Hackney has the second highest number of tower blocks with fire safety flaws of all London boroughs – behind only Tower Hamlets.

The London Fire Brigade last month revealed that there were more than 1,000 buildings in the capital which require residents to evacuate in the event of a fire rather than stay put due to defects such as flammable cladding.

These buildings require measures such as a waking watch or common alarm system to alert residents if a fire breaks out – measures introduced in the immediate aftermath of the Grenfell Tower fire that tragically killed 72 people in 2017.

Following a written question to Mayor of London Sadiq Khan from Labour Assembly Member Anne Clarke last week, it has been revealed that 162 such buildings are in Tower Hamlets, while Hackney has 82 buildings that have been placed on simultaneous evacuation orders.

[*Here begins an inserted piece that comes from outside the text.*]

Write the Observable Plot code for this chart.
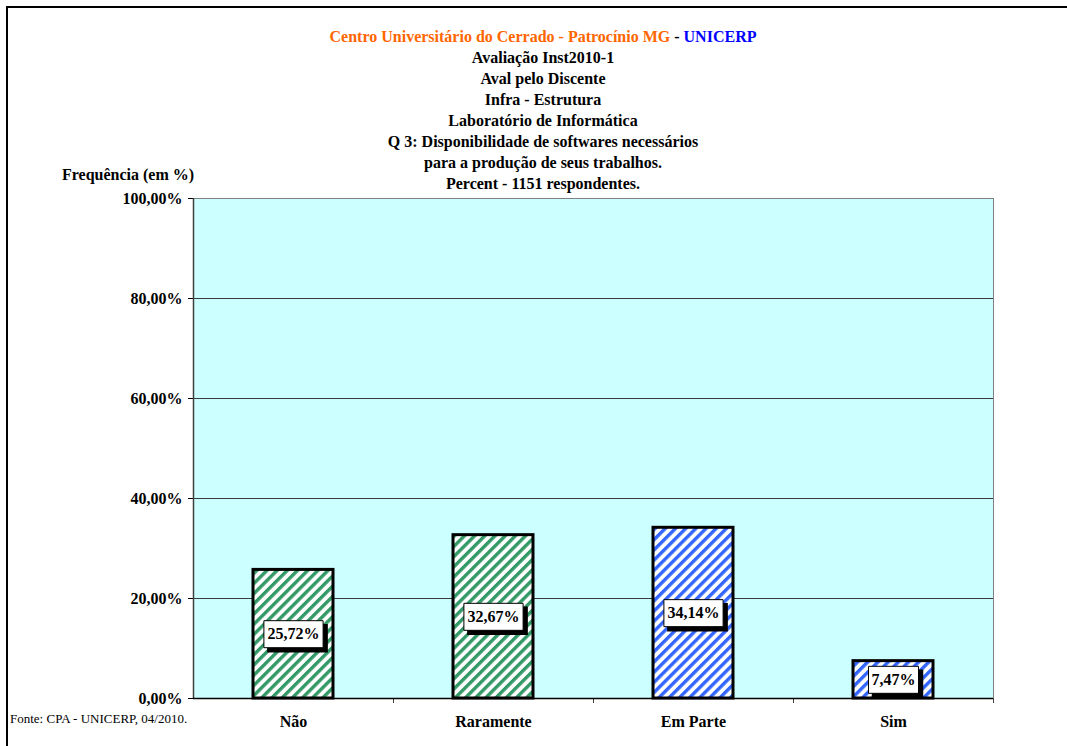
<!DOCTYPE html>
<html>
<head>
<meta charset="utf-8">
<script src="https://cdn.jsdelivr.net/npm/d3@7"></script>
<script src="https://cdn.jsdelivr.net/npm/@observablehq/plot@0.6"></script>
<style>
  html, body { margin: 0; padding: 0; background: #fff; }
  #wrap { position: relative; width: 1067px; height: 746px; overflow: hidden; font-family: "Liberation Serif", "Times New Roman", serif; }
  #frame { position: absolute; left: 6px; top: 6px; width: 1100px; height: 800px; border-left: 2px solid #000; border-top: 2px solid #000; box-sizing: border-box; }
  #titles { position: absolute; left: 243px; width: 600px; top: 26px; text-align: center; font-weight: bold; font-size: 16px; line-height: 21px; color: #000; }
  #ylab { position: absolute; left: 62px; top: 165px; font-weight: bold; font-size: 16px; line-height: 20px; }
  #foot { position: absolute; left: 10px; top: 711px; font-size: 13px; line-height: 16px; }
  #chart { position: absolute; left: 0; top: 0; }
</style>
</head>
<body>
<div id="wrap">
  <div id="chart"></div>
  <div id="frame"></div>
  <div id="titles"></div>
  <div id="ylab">Frequência (em %)</div>
  <div id="foot">Fonte: CPA - UNICERP, 04/2010.</div>
</div>
<script>
const categories = ["Não", "Raramente", "Em Parte", "Sim"];
const values = [25.72, 32.67, 34.14, 7.47];
const groups = ["green", "green", "blue", "blue"];
const yTicks = [0, 20, 40, 60, 80, 100];
const titleLines = [
  "Avaliação Inst2010-1",
  "Aval pelo Discente",
  "Infra - Estrutura",
  "Laboratório de Informática",
  "Q 3: Disponibilidade de softwares necessários",
  "para a produção de seus trabalhos.",
  "Percent - 1151 respondentes."
];

const fmt = v => v.toFixed(2).replace(".", ",") + "%";
const data = categories.map((c, i) => ({cat: c, value: values[i], group: groups[i], label: fmt(values[i])}));

// titles
const t = document.getElementById("titles");
t.innerHTML = '<div><span style="color:#ff6600">Centro Universitário do Cerrado - Patrocínio MG</span> - <span style="color:#0000ff">UNICERP</span></div>' +
  titleLines.map(s => `<div>${s}</div>`).join("");

function box(w, h) {
  return { draw(ctx) { ctx.rect(-w / 2, -h / 2, w, h); } };
}
const boxSym = d => box(d.label.length * 9.2 + 4, 27);

const plot = Plot.plot({
  width: 1067,
  height: 746,
  marginLeft: 193,
  marginRight: 74,
  marginTop: 198,
  marginBottom: 48,
  style: { fontFamily: "Liberation Serif, Times New Roman, serif", fontSize: "16px", fontWeight: "bold", background: "transparent", color: "#000" },
  x: { domain: categories, paddingInner: 0.6, paddingOuter: 0.3, label: null },
  y: { domain: [0, 100], label: null },
  symbol: { type: "identity" },
  marks: [
    Plot.frame({ fill: "#ccffff", stroke: "#808080" }),
    Plot.ruleY(yTicks.filter(v => v > 0 && v < 100), { stroke: "#3a3a3a", strokeWidth: 1 }),
    Plot.axisY({ ticks: yTicks, tickFormat: fmt, tickSize: 5, tickPadding: 6, stroke: "#000", fontWeight: "bold", fontSize: 16 }),
    Plot.ruleX([0], { x: () => categories[0], dx: -100, stroke: "#404040", strokeWidth: 1.5 }),
    Plot.axisX(categories, { tickSize: 5, tickFormat: () => "", dx: 100, stroke: "#404040" }),
    Plot.axisX({ tickSize: 0, tickPadding: 17, fontWeight: "bold", fontSize: 16 }),
    Plot.ruleY([0], { stroke: "#000", strokeWidth: 1.5 }),
    Plot.barY(data.filter(d => d.group === "green"), { x: "cat", y: "value", fill: "url(#hatchGreen)", stroke: "#000", strokeWidth: 3 }),
    Plot.barY(data.filter(d => d.group === "blue"), { x: "cat", y: "value", fill: "url(#hatchBlue)", stroke: "#000", strokeWidth: 3 }),
    Plot.dot(data, { x: "cat", y: d => d.value / 2, symbol: boxSym, fill: "#000", stroke: "#000", dx: 4, dy: 4 }),
    Plot.dot(data, { x: "cat", y: d => d.value / 2, symbol: boxSym, fill: "#fff", stroke: "#000", strokeWidth: 1 }),
    Plot.text(data, { x: "cat", y: d => d.value / 2, text: "label", fontWeight: "bold", fontSize: 16, fill: "#000" })
  ]
});

const svg = d3.select(plot);
const defs = svg.insert("defs", ":first-child");
function hatch(id, color) {
  const p = defs.append("pattern").attr("id", id).attr("patternUnits", "userSpaceOnUse")
    .attr("width", 7.2).attr("height", 7.2).attr("patternTransform", "rotate(45)");
  p.append("rect").attr("width", 7.2).attr("height", 7.2).attr("fill", "#fff");
  p.append("rect").attr("width", 3.4).attr("height", 7.2).attr("fill", color);
}
hatch("hatchGreen", "#339966");
hatch("hatchBlue", "#3366ff");

document.getElementById("chart").appendChild(plot);
</script>
</body>
</html>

Greenwich and Southwark are also heavily impacted by the building safety crisis, each with 71 tower blocks that have simultaneous evacuation orders in place.

Following the publication of its data in September, London Fire Brigade commissioner Andy Roe said that he was “extremely concerned” that the number of buildings identified as having fire safety defects continues to increase.

Since that data was published, an additional 47 buildings in London have had evacuation measures put in place after fire safety defects were discovered, bringing the total to 1,053.

Of that total, 214 buildings are under 18 metres in height which means leaseholders and tenants are ineligible to apply for funding from the government’s £5 billion Building Safety Fund or the £30 million Waking Watch Relief Fund.

Sadiq Khan has previously said that he will “continue to advocate for leaseholders, who in no circumstances should have to pay for the cost of remedial or interim measures”.

He said: “While funding for remediation should be forthcoming from developers themselves, as I have long called for, a more strategic approach is required to tackle the scale of the building safety crisis. In December 2020 I called for the introduction of a developer levy to pay for cladding remediation and other building safety work.”

Chancellor Rishi Sunak is expected to announce a levy on residential developers with profits greater than £25 million in his autumn budget this week, with hopes that it could raise up to £2 billion towards the cost of removing dangerous cladding from high-rise buildings.